◆ **SUPPLIED MATERIAL**:
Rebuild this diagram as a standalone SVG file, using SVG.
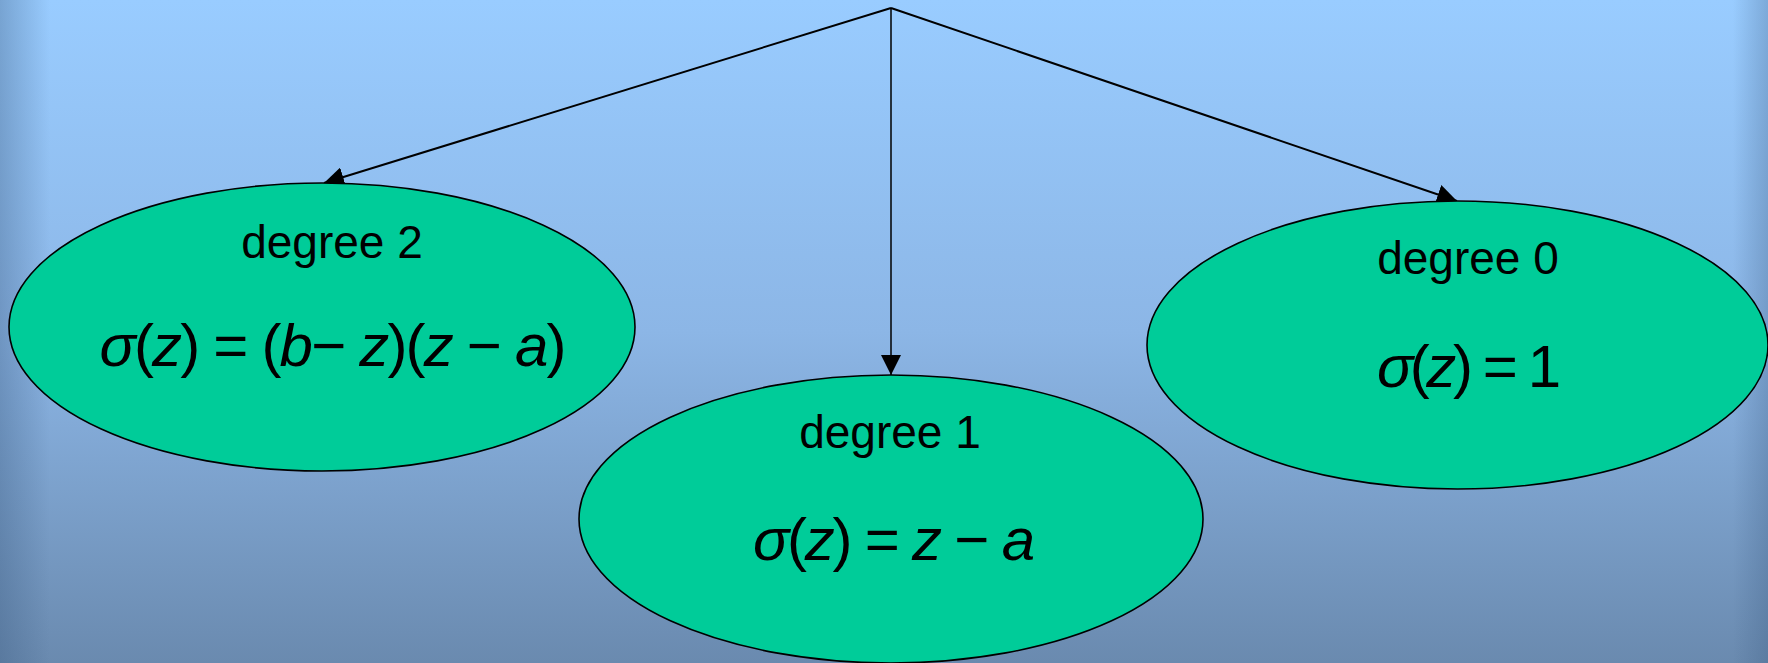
<svg xmlns="http://www.w3.org/2000/svg" width="1768" height="663" viewBox="0 0 1768 663">
  <defs>
    <linearGradient id="bg" x1="0" y1="0" x2="0" y2="1">
      <stop offset="0" stop-color="#99CCFF"/>
      <stop offset="0.5" stop-color="#8CB6E6"/>
      <stop offset="1" stop-color="#6A8AAF"/>
    </linearGradient>
    <linearGradient id="leftEdge" x1="0" y1="0" x2="1" y2="0">
      <stop offset="0" stop-color="#3A5A80" stop-opacity="0.35"/>
      <stop offset="1" stop-color="#3A5A80" stop-opacity="0"/>
    </linearGradient>
    <linearGradient id="rightEdge" x1="1" y1="0" x2="0" y2="0">
      <stop offset="0" stop-color="#3A5A80" stop-opacity="0.3"/>
      <stop offset="1" stop-color="#3A5A80" stop-opacity="0"/>
    </linearGradient>
    <marker id="arrow" markerUnits="userSpaceOnUse" markerWidth="20" markerHeight="20" refX="20" refY="10" orient="auto">
      <path d="M0,0 L20,10 L0,20 Z" fill="#000"/>
    </marker>
  </defs>
  <style>
    .node { fill: #00CC99; stroke: #000; stroke-width: 1.6; }
    .label { font-family: "Liberation Sans", Arial, sans-serif; font-size: 46px; fill: #000; text-anchor: middle; }
    .math { font-family: "Liberation Sans", Arial, sans-serif; font-size: 60px; fill: #000; text-anchor: middle; }
    .it { font-style: italic; }
    .edge { stroke: #000; fill: none; }
  </style>
  <rect x="0" y="0" width="1768" height="663" fill="url(#bg)"/>
  <rect x="0" y="0" width="50" height="663" fill="url(#leftEdge)"/>
  <rect x="1733" y="0" width="35" height="663" fill="url(#rightEdge)"/>

  <g id="connectors">
    <line class="edge" x1="891" y1="8" x2="324" y2="183" stroke-width="2" marker-end="url(#arrow)"/>
    <line class="edge" x1="891" y1="8" x2="891" y2="375" stroke-width="1.5" marker-end="url(#arrow)"/>
    <line class="edge" x1="891" y1="8" x2="1457" y2="201" stroke-width="2" marker-end="url(#arrow)"/>
  </g>

  <g id="node-degree2">
    <ellipse class="node" cx="322" cy="327" rx="313" ry="144"/>
    <text class="label" x="332" y="258">degree 2</text>
    <text class="math" x="333" y="366" textLength="467" lengthAdjust="spacing"><tspan class="it">σ</tspan>(<tspan class="it">z</tspan>) = (<tspan class="it">b</tspan>− <tspan class="it">z</tspan>)(<tspan class="it">z</tspan> − <tspan class="it">a</tspan>)</text>
  </g>

  <g id="node-degree1">
    <ellipse class="node" cx="891" cy="519" rx="312" ry="144"/>
    <text class="label" x="890" y="448">degree 1</text>
    <text class="math" x="894" y="560" textLength="282" lengthAdjust="spacing"><tspan class="it">σ</tspan>(<tspan class="it">z</tspan>) = <tspan class="it">z</tspan> − <tspan class="it">a</tspan></text>
  </g>

  <g id="node-degree0">
    <ellipse class="node" cx="1457.5" cy="345" rx="310.5" ry="144"/>
    <text class="label" x="1468" y="274">degree 0</text>
    <text class="math" x="1469" y="387" textLength="184" lengthAdjust="spacing"><tspan class="it">σ</tspan>(<tspan class="it">z</tspan>) = 1</text>
  </g>
</svg>
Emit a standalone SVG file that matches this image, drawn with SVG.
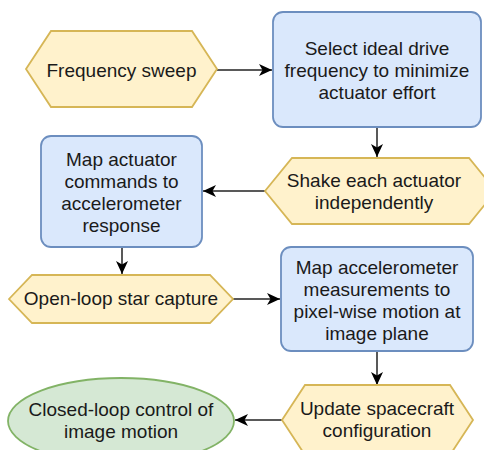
<svg xmlns="http://www.w3.org/2000/svg" width="484" height="450" viewBox="0 0 484 450">
<defs>
<style>
.y{fill:#fff2cc;stroke:#d6b656;stroke-width:1.8}
.b{fill:#dae8fc;stroke:#6c8ebf;stroke-width:1.8}
.g{fill:#d5e8d4;stroke:#82b366;stroke-width:1.8}
text{font-family:"Liberation Sans",Arial,Helvetica,sans-serif;font-size:19px;fill:#1a1a1a;text-anchor:middle}
.c{fill:none;stroke:#222;stroke-width:1.5}
</style>
<marker id="ah" markerUnits="userSpaceOnUse" markerWidth="15" markerHeight="13" refX="13" refY="6.5" orient="auto">
<path d="M0,0.5 L13,6.5 L0,12.5 L3.5,6.5 z" fill="#000"/>
</marker>
</defs>
<rect width="484" height="450" fill="#fff"/>
<g id="connectors">
<path class="c" d="M217,70 L272,70" marker-end="url(#ah)"/>
<path class="c" d="M377,127 L377,157" marker-end="url(#ah)"/>
<path class="c" d="M265,191 L203,191" marker-end="url(#ah)"/>
<path class="c" d="M122,247 L122,274" marker-end="url(#ah)"/>
<path class="c" d="M233,299 L280,299" marker-end="url(#ah)"/>
<path class="c" d="M377,351 L377,385" marker-end="url(#ah)"/>
<path class="c" d="M282,420 L235,420" marker-end="url(#ah)"/>
</g>
<g id="freq-sweep">
<polygon class="y" points="26,69 51,31 192,31 217,69 192,107 51,107"/>
<text x="121.5" y="77">Frequency sweep</text>
</g>
<g id="select-freq">
<rect class="b" x="273" y="12" width="208" height="115" rx="10"/>
<text x="377" y="55">Select ideal drive</text>
<text x="377" y="77">frequency to minimize</text>
<text x="377" y="99">actuator effort</text>
</g>
<g id="shake">
<polygon class="y" points="265,191 292,158 469,158 496,191 469,224 292,224"/>
<text x="374" y="187">Shake each actuator</text>
<text x="374" y="209">independently</text>
</g>
<g id="map-cmd">
<rect class="b" x="41" y="136" width="161" height="111" rx="10"/>
<text x="121.5" y="166">Map actuator</text>
<text x="121.5" y="188">commands to</text>
<text x="121.5" y="210">accelerometer</text>
<text x="121.5" y="232">response</text>
</g>
<g id="open-loop">
<polygon class="y" points="9,299 32,275 210,275 233,299 210,323 32,323"/>
<text x="121" y="305">Open-loop star capture</text>
</g>
<g id="map-accel">
<rect class="b" x="281" y="247" width="192" height="104" rx="10"/>
<text x="377" y="274">Map accelerometer</text>
<text x="377" y="296">measurements to</text>
<text x="377" y="318">pixel-wise motion at</text>
<text x="377" y="340">image plane</text>
</g>
<g id="update">
<polygon class="y" points="282,420 305,385 450,385 473,420 450,455 305,455"/>
<text x="377" y="415">Update spacecraft</text>
<text x="377" y="437">configuration</text>
</g>
<g id="closed-loop">
<ellipse class="g" cx="121" cy="421" rx="113" ry="43"/>
<text x="121" y="416">Closed-loop control of</text>
<text x="121" y="438">image motion</text>
</g>
</svg>
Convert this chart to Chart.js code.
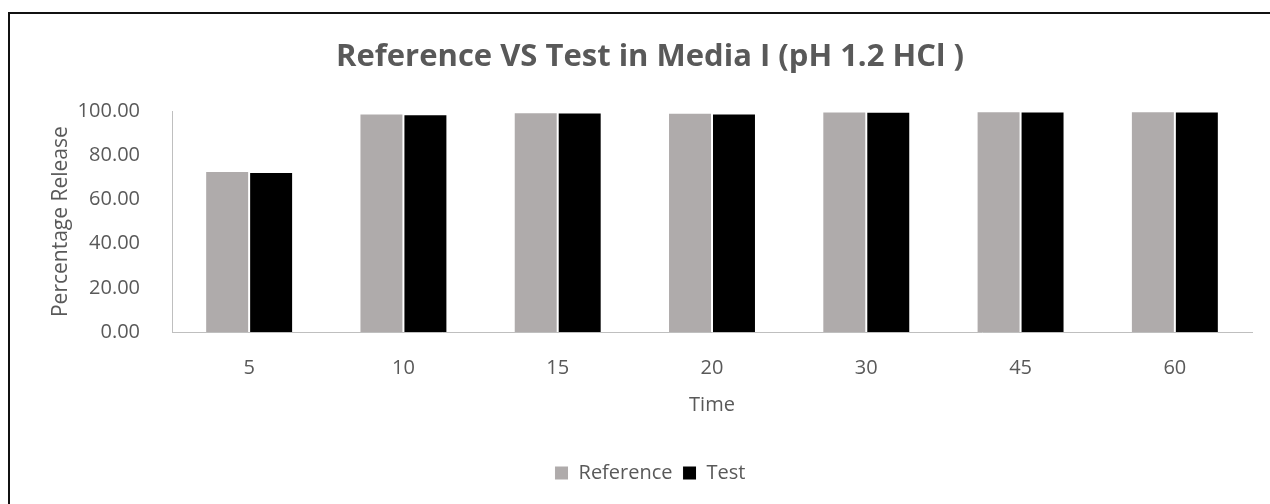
<!DOCTYPE html>
<html>
<head>
<meta charset="utf-8">
<script src="https://cdn.jsdelivr.net/npm/chart.js@4.4.1/dist/chart.umd.min.js"></script>
<style>
  html, body { margin: 0; padding: 0; background: #fff; overflow: hidden; }
  #frame { position: absolute; left: 8px; top: 12px; width: 1400px; height: 700px; border: 2px solid #111; box-sizing: border-box; }
  #wrap { position: absolute; left: 0; top: 0; width: 1270px; height: 504px; }
</style>
</head>
<body>
<div id="frame"></div>
<div id="wrap"><canvas id="chart" width="1270" height="504"></canvas></div>
<script>
// Dissolution data
const timePoints = ["5", "10", "15", "20", "30", "45", "60"]
const referenceValues = [72.9, 99.0, 99.5, 99.3, 99.9, 100.0, 100.0]
const testValues = [72.5, 98.6, 99.4, 99.0, 99.7, 99.9, 99.9]
const yTicks = [0, 20, 40, 60, 80, 100]

const textColor = "#595959"
const fontFamily = "'Open Sans', sans-serif"

const ctx = document.getElementById("chart").getContext("2d")
new Chart(ctx, {
  type: "bar",
  data: {
    labels: timePoints,
    datasets: [
      {
        label: "Reference",
        data: referenceValues,
        backgroundColor: "#AFABAB",
        borderColor: "#ffffff",
        borderWidth: 1,
      },
      {
        label: "Test",
        data: testValues,
        backgroundColor: "#000000",
        borderColor: "#ffffff",
        borderWidth: 1,
      },
    ],
  },
  options: {
    responsive: false,
    animation: false,
    layout: { padding: { left: 48, right: 18, top: 0, bottom: 11 } },
    datasets: {
      bar: { categoryPercentage: 0.57, barPercentage: 1 },
    },
    plugins: {
      title: {
        display: true,
        text: "Reference VS Test in Media I (pH 1.2 HCl )",
        color: textColor,
        font: { family: fontFamily, size: 31, weight: "bold" },
        padding: { top: 39, bottom: 35 },
      },
      legend: {
        position: "bottom",
        labels: {
          color: textColor,
          font: { family: fontFamily, size: 20 },
          boxWidth: 14,
          boxHeight: 14,
          padding: 10,
        },
      },
      tooltip: { enabled: false },
    },
    scales: {
      x: {
        grid: { display: false },
        border: { display: true, color: "#BFBFBF", width: 1 },
        ticks: { color: textColor, font: { family: fontFamily, size: 20 }, padding: 16 },
        title: {
          display: true,
          text: "Time",
          color: textColor,
          font: { family: fontFamily, size: 20 },
          padding: { top: 4, bottom: 36 },
        },
        afterFit: (scale) => { scale.height = 121 },
      },
      y: {
        min: 0,
        max: 100,
        afterBuildTicks: (scale) => { scale.ticks = yTicks.map((v) => ({ value: v })) },
        grid: { display: false },
        border: { display: true, color: "#BFBFBF", width: 1 },
        ticks: {
          color: textColor,
          font: { family: fontFamily, size: 20 },
          padding: 24,
          callback: (v) => Number(v).toFixed(2),
        },
        title: {
          display: true,
          text: "Percentage Release",
          color: textColor,
          font: { family: fontFamily, size: 21 },
          padding: { top: 0, bottom: 0 },
        },
        afterFit: (scale) => { scale.width = 124 },
      },
    },
  },
})
</script>
</body>
</html>
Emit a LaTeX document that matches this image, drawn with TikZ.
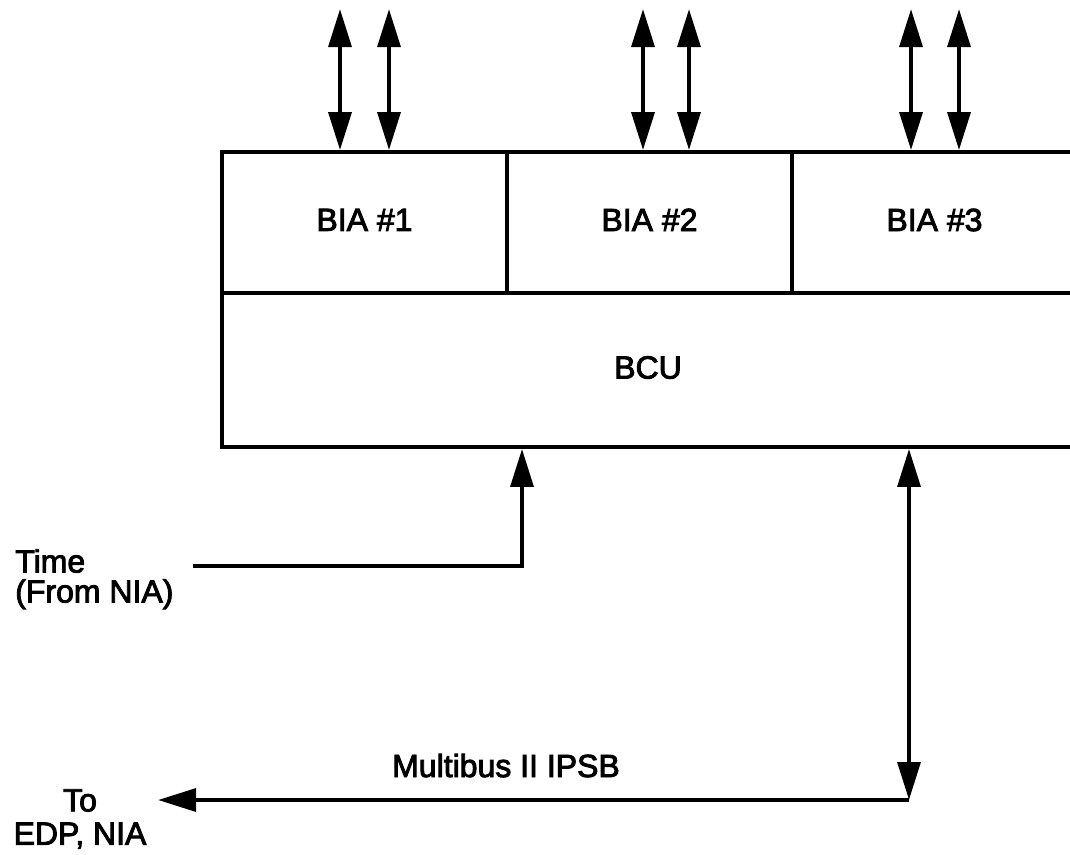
\documentclass[tikz,border=0pt]{standalone}
\usepackage{fontspec}
\setmainfont{Liberation Sans}
\newfontfamily\medfont{Liberation Sans}[FakeBold=2.8]
\usetikzlibrary{arrows.meta}
\begin{document}
\begin{tikzpicture}[x=0.75pt,y=-0.75pt,
  box/.style={draw, line width=2.8pt, inner sep=0pt, font=\medfont\fontsize{24}{26}\selectfont, text depth=4pt},
  conn/.style={line width=3.2pt, -{Triangle[length=28.5pt,width=17pt]}},
  dconn/.style={line width=3.2pt, {Triangle[length=28.5pt,width=17pt]}-{Triangle[length=28.5pt,width=17pt]}},
  lbl/.style={inner sep=0pt, font=\medfont\fontsize{24}{22.5}\selectfont}]
\useasboundingbox (0,0) rectangle (1070,854);
\clip (0,0) rectangle (1070,854);
% boxes
\node[box, minimum width=213.75pt, minimum height=105.75pt] (bia1) at (364.5,222.5) {BIA \#1};
\node[box, minimum width=213.75pt, minimum height=105.75pt] (bia2) at (649.5,222.5) {BIA \#2};
\node[box, minimum width=213.75pt, minimum height=105.75pt] (bia3) at (934.5,222.5) {BIA \#3};
\node[box, minimum width=639pt, minimum height=115.5pt] (bcu) at (648,370) {BCU};
% top arrows
\coordinate (a1) at (340,9);
\coordinate (a2) at (389,9);
\coordinate (a3) at (643,9);
\coordinate (a4) at (689,9);
\coordinate (a5) at (911,9);
\coordinate (a6) at (959,9);
\draw[dconn] (a1) -- (a1 |- bia1.north);
\draw[dconn] (a2) -- (a2 |- bia1.north);
\draw[dconn] (a3) -- (a3 |- bia2.north);
\draw[dconn] (a4) -- (a4 |- bia2.north);
\draw[dconn] (a5) -- (a5 |- bia3.north);
\draw[dconn] (a6) -- (a6 |- bia3.north);
% time input
\node[lbl, anchor=north west, align=left] (time) at (15,549) {Time\\(From NIA)};
\coordinate (tS) at (193,566);
\coordinate (tX) at (522,566);
\draw[conn] (tS) -- (tX) -- (tX |- bcu.south);
% multibus
\coordinate (mC) at (909,800);
\coordinate (toE) at (158,800);
\draw[dconn] (mC |- bcu.south) -- (mC);
\draw[conn] (mC) -- (toE);
\node[lbl, anchor=base] (mb) at (506,777) {Multibus II IPSB};
\node[lbl, anchor=north, align=center, font=\medfont\fontsize{24}{25}\selectfont] (to) at (80,789) {To\\EDP, NIA};
\end{tikzpicture}
\end{document}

◆ **TASK GOAL**:
Copy every single line of the material above that holds "matches".

◆ **WRITTEN SOLUTION**:
Emit a standalone SVG file that matches this image, drawn with SVG.
Emit a LaTeX document that matches this image, drawn with TikZ.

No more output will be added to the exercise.